Home » » Arianna Huffington as "The Borg," according to David Carr of The New York Times, destroying one of AOL's most valuable properties--Engadget

Arianna Huffington as "The Borg," according to David Carr of The New York Times, destroying one of AOL's most valuable properties--Engadget

Written By mista sense on Monday, April 4, 2011 | 7:23 PM

 
Reporting on Arianna Huffington and her Huffpo team taking over all the AOL media properties--even the ones that were doing very well before Arianna was bought out and brought aboard--the New York Time's David Carr uses the "b" word--Borg. You know, as in the "Star Trek" Borg, which "assimilates"--that is, devours--everything in its path.   "Resistance is futile," is the famous Borg tagline.  

The Borg is generally seen as an allegory for mind control and cooptation.  And so now Arianna has "Borged" AOL. (That's her above, in her new Borg outfit), the process of Huffington Post-izing AOL has begun, to the detriment of AOL shareholders.  Poor Tim Armstrong will never know what hit him, even though the AOL CEO asked for it, by buying her out--she will quickly go about destroying one of the few good media properties AOL had, Engadget.  Engadget, of course, was one of the best geektech sites on the web.    And so, of course, the lefty greenies Arianna brought with her know nothing about what to do with it, now that the top talent from Engadget has feld. 

Here's how Carr describes the sad fate of Engadget: 

If that story has a familiar ring, perhaps it’s because AOL just spent $315 million to buy The Huffington Post, the very successful news and aggregation site put together by Arianna Huffington. 

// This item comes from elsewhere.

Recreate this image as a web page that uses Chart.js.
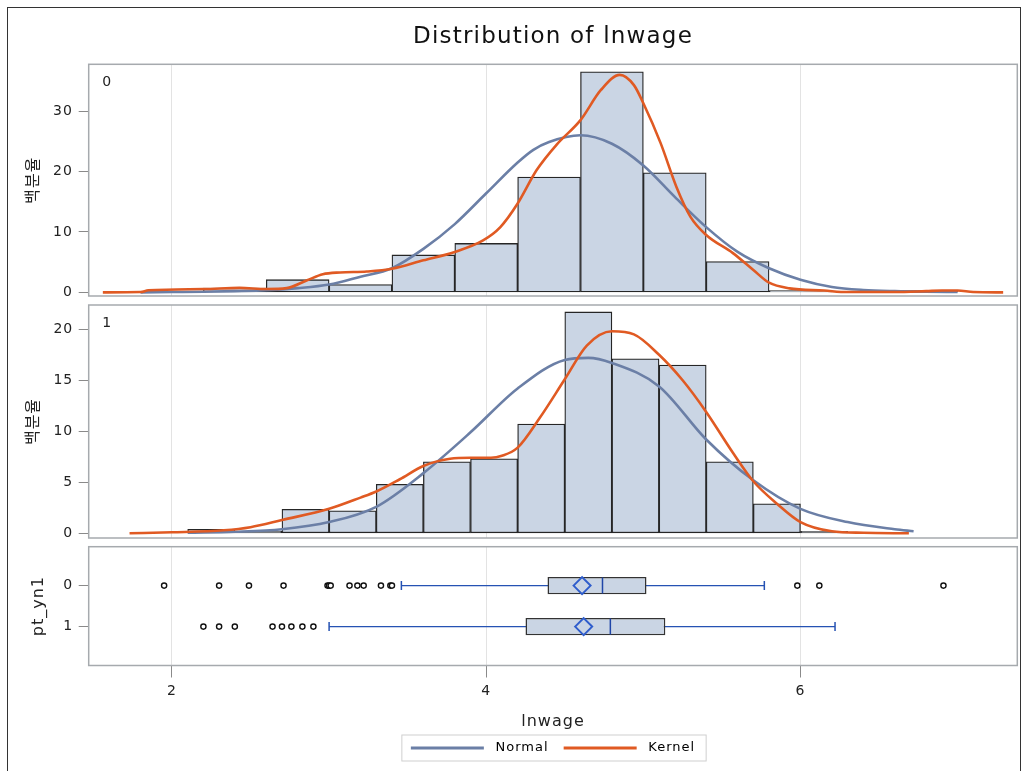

There’s a lot of sudden cachet (and traffic) in buying what you cannot build, but as the Engadget example shows, there’s a problem with the strategy: Those nimble, adaptive businesses are sexy when bought, but they often end up as one more cog in the Borg.  [emphasis added]

Engadget’s relationship with AOL was always tense. A high-velocity site that competed for technology news with the likes of Gizmodo and CNET, Engadget never fit in with other AOL properties, largely middle-of-the-road, just-good-enough sites that didn’t bring a lot to the table.

Like many of its peers covering Silicon Valley, Engadget worked as a kind of permanent start-up, with 16-hour days to compete in the always-on news cycle, but AOL treated it as one more niche site. “We have been working on blogging technology that was developed in 2003, we haven’t made a hire since I started running the site, and I thought we could be more successful elsewhere,” said Joshua Topolsky, who was the editor of Engadget until the middle of last month.

In other words, say goodbye to Engadget as geeks (including we girl geeks) knew it and loved it.  Engadget has been assimilated into the Arianna Borg, and that's the end of it.